Is there anything an artist hates more than having to bring a cv up to date ? Or a bibliography? Especially when that artist has worked as long as I have and there is so much detailed, almost forgotten information to track down. But SKIRA, the Italian art publishers, are producing a monograph of my work later this year, and I have been a slave to my laptop for months.
Which I hope explains why this blog is so horribly late.
So it was some time ago … in fact, the end of July … when I headed over to the Stevenson for a performance by Buhlebezwe Siwani entitled Zem’inkomo Nongqawuse. Some years ago, Siwani received the calling to become a sangoma, underwent the training, and is now also pursuing her masters degree at Michaelis. Nongqawuse was the Xhosa prophetess whose prophecies led the Xhosa people to kill their cattle in 1856-57. Buhle’s performance on the ramp of the Stevenson interpreting that history combines these very different strands of her life.

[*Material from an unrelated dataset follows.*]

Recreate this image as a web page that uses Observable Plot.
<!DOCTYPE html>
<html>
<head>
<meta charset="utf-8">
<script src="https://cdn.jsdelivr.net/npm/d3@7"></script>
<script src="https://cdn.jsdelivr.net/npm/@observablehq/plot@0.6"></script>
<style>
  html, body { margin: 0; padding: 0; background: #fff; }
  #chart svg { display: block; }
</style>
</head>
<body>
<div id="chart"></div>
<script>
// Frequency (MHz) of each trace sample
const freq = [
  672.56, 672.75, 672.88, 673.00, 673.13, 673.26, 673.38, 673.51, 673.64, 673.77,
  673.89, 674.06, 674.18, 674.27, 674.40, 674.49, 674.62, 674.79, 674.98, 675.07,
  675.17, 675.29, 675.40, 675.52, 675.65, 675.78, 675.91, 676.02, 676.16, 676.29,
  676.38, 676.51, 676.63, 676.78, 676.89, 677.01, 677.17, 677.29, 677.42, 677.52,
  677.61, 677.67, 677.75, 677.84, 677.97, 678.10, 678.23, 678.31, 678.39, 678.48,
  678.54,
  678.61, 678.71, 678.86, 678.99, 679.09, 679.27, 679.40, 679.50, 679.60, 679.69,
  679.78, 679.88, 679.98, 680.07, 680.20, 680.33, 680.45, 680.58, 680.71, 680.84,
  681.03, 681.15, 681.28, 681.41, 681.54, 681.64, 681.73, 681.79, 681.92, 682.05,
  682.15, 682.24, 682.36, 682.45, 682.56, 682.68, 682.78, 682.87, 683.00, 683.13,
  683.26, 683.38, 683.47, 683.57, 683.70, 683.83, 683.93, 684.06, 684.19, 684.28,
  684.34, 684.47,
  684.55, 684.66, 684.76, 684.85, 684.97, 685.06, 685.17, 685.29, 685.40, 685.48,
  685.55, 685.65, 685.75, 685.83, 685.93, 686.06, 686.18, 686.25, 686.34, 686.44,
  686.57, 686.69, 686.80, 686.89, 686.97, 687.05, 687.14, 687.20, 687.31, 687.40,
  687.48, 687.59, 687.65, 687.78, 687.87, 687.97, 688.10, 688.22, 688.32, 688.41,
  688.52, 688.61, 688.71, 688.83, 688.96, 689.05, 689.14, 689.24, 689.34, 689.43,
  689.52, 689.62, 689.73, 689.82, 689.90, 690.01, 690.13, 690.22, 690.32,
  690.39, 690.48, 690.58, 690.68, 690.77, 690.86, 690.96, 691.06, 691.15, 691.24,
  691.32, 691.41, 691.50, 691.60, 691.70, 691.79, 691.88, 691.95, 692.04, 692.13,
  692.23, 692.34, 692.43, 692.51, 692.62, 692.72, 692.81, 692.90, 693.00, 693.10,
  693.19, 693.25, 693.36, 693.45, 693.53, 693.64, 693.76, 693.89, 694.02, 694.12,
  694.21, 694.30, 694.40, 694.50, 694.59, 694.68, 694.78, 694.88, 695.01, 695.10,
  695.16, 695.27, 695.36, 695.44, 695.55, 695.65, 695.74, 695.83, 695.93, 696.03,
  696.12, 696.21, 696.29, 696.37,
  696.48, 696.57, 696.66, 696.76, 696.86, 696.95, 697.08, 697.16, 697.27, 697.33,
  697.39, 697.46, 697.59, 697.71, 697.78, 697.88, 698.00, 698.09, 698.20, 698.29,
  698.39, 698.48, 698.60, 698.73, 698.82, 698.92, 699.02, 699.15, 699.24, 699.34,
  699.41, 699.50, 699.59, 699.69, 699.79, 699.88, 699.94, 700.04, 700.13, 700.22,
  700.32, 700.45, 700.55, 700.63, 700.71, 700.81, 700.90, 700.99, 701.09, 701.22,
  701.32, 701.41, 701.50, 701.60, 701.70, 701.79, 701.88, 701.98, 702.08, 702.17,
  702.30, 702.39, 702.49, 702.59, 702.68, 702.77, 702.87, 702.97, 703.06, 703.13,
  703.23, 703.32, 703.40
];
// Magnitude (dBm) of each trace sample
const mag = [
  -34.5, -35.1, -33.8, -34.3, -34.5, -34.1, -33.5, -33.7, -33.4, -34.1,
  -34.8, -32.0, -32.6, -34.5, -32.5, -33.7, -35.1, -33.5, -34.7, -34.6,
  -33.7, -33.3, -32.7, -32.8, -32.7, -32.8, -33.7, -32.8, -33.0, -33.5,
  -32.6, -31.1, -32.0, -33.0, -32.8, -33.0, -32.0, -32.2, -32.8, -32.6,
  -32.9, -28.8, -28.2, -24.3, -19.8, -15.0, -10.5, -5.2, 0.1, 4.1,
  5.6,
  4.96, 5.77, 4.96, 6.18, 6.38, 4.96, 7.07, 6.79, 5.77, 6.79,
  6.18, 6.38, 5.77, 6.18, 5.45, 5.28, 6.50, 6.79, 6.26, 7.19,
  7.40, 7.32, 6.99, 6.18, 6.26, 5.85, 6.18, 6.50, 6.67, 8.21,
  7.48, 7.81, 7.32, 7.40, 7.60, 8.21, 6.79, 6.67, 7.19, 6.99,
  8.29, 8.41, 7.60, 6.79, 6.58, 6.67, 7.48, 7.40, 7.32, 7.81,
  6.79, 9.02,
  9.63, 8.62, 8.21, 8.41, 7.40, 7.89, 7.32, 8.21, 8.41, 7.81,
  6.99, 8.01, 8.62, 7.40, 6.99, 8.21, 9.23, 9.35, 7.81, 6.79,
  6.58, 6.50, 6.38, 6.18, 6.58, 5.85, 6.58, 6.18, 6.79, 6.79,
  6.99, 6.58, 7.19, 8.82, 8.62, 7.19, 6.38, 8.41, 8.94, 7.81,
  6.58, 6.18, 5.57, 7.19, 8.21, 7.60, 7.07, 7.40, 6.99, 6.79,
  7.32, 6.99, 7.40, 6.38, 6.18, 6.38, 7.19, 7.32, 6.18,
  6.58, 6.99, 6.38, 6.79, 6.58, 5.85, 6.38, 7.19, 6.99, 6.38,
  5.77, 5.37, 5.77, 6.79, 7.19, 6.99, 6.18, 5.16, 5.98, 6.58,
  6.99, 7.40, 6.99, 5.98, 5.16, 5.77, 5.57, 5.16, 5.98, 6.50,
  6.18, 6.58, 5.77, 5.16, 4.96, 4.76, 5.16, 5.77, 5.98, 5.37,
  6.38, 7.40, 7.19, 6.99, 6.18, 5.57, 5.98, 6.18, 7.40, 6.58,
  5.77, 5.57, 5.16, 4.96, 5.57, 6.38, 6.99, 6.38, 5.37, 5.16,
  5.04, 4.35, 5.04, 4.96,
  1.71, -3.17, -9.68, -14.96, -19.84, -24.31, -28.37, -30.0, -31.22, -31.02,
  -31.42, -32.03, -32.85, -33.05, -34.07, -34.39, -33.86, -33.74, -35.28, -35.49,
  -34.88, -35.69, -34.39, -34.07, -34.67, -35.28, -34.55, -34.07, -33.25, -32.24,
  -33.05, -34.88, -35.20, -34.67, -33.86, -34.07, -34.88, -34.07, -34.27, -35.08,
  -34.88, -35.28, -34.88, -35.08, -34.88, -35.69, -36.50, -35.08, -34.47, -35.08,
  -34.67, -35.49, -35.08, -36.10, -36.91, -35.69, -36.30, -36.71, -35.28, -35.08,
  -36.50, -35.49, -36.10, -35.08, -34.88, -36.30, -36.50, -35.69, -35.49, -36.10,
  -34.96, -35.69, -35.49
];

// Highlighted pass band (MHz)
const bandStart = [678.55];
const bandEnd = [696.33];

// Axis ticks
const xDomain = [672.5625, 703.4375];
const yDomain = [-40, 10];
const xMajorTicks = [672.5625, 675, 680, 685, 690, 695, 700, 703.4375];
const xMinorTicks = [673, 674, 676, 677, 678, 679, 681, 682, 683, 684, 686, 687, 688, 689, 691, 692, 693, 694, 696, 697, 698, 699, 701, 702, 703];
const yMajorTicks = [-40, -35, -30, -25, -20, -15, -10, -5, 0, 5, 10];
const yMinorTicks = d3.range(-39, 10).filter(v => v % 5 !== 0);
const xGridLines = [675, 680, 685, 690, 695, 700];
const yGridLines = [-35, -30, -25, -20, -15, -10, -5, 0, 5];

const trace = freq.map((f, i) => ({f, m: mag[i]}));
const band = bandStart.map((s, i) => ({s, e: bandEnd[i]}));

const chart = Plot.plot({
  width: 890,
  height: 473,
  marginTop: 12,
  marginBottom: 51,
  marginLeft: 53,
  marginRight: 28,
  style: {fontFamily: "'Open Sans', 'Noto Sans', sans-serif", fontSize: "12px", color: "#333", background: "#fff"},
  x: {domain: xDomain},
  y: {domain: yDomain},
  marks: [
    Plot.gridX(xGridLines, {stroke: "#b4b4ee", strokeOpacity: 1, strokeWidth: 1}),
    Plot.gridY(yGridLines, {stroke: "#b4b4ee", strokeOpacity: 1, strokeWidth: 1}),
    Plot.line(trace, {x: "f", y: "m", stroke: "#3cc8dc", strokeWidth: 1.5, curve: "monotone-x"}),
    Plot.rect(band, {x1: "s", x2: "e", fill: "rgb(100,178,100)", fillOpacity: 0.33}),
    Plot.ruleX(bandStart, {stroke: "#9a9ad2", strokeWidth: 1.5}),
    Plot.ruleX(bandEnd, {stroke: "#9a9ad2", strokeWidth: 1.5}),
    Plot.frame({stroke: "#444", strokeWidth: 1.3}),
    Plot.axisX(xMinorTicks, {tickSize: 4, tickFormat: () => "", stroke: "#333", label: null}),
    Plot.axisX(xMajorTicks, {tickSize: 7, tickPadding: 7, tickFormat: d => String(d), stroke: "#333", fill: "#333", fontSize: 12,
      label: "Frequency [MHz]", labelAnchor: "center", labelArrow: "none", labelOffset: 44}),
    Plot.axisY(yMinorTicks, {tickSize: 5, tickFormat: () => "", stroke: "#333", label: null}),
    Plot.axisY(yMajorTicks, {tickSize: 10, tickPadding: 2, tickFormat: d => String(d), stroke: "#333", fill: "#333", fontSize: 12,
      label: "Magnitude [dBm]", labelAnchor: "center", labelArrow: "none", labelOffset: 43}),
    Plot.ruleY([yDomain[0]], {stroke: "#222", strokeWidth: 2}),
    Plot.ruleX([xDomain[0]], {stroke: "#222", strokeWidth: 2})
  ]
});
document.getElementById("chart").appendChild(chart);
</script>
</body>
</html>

The other artists on the show with Buhle were Penny Siopis and the vigorous Zimbabwean painter, Portia Zvavahera, with a series entitled I Can Feel it in my Eyes. Siopis was showing extraordinarlly moving small paintings reflecting grief, and a new video, Lay Bare Beside which wrestles with the problem of how to treat with respect the history of two skulls once used for medical illustration.
The Stevenson show opened on the same night as a project at blank projects … Christian Nerf and Josh Ginsberg had been collaborating on documenting ideas, systems, suggestions, passing notebook ideas and sketches back and forth … the emblematic and intriguing results were pinned up on the walls of blank, lit by projections.

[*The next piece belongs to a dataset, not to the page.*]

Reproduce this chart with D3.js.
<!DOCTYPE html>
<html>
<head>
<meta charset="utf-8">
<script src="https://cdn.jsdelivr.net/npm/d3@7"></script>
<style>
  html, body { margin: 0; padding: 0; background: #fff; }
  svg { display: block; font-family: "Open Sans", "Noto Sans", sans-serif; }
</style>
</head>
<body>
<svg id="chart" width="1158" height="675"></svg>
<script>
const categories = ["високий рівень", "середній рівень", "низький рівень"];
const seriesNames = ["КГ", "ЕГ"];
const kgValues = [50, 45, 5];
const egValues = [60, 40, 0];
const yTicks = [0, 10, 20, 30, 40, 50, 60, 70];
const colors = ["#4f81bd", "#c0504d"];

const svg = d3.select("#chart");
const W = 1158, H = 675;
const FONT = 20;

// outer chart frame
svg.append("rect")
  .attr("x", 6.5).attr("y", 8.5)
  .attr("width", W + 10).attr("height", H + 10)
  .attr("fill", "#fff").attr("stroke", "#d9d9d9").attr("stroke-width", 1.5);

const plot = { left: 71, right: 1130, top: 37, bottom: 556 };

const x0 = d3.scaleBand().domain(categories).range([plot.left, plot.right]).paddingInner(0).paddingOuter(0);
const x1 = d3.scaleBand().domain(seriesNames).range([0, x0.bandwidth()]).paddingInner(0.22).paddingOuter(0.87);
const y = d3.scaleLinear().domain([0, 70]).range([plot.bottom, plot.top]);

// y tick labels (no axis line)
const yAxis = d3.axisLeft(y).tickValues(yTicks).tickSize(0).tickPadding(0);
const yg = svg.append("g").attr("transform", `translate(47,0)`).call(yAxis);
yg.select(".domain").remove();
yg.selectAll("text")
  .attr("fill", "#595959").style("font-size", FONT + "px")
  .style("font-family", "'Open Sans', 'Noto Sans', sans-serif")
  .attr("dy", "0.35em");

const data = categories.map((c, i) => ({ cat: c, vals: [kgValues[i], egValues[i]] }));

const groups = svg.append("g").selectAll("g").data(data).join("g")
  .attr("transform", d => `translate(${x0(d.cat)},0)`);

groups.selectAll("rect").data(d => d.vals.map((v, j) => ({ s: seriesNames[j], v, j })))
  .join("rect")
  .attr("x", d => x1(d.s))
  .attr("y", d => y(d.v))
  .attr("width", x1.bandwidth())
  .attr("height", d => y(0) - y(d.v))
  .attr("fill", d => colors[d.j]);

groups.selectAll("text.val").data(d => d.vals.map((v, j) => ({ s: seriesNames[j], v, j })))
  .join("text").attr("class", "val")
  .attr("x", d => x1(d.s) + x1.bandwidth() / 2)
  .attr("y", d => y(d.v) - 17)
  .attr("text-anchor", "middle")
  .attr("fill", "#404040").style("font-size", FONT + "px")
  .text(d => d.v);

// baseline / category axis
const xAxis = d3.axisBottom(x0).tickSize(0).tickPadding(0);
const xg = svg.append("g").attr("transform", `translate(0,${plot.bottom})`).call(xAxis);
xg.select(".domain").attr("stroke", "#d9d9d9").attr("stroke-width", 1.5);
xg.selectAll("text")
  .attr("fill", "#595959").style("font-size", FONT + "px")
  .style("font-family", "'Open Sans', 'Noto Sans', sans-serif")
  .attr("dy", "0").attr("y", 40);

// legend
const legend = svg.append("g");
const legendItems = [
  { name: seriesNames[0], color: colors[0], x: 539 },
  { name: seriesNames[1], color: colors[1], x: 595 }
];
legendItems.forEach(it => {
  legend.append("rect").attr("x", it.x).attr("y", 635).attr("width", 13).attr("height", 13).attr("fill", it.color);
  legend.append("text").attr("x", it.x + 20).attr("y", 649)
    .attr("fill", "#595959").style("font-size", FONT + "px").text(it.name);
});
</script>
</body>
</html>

Three weeks later at the Goodman, I meet Nigerian artist Adejoke Tugbiyele at her exhibition ‘Testimony’. Her constructions, performative videos and accomplished mixed media drawings on vellum reflect aspects of daily life for Nigerians, a life which is often made bearable only by the thought that there is a better place to live, somewhere else. The ‘somewhere elses’ appear as sketches and notes on the vellum, recording the artist’s life away from Lagos, imaging both the new city and fragments of the news from home.
Nandipha Mntambo is showing at the Stevenson on a new solo show entitled ‘Metamorphoses’.
In the front room, in a new video entitled The Island, the artist appears as a figure tracking a small herd of bison through a snowy landscape … one living creature in the presence of others … the curve of the backs of the bison is reflected in the hunched posture of the artist, and even in the form of The Solace, one of Mntambo’s skin pieces in the next gallery.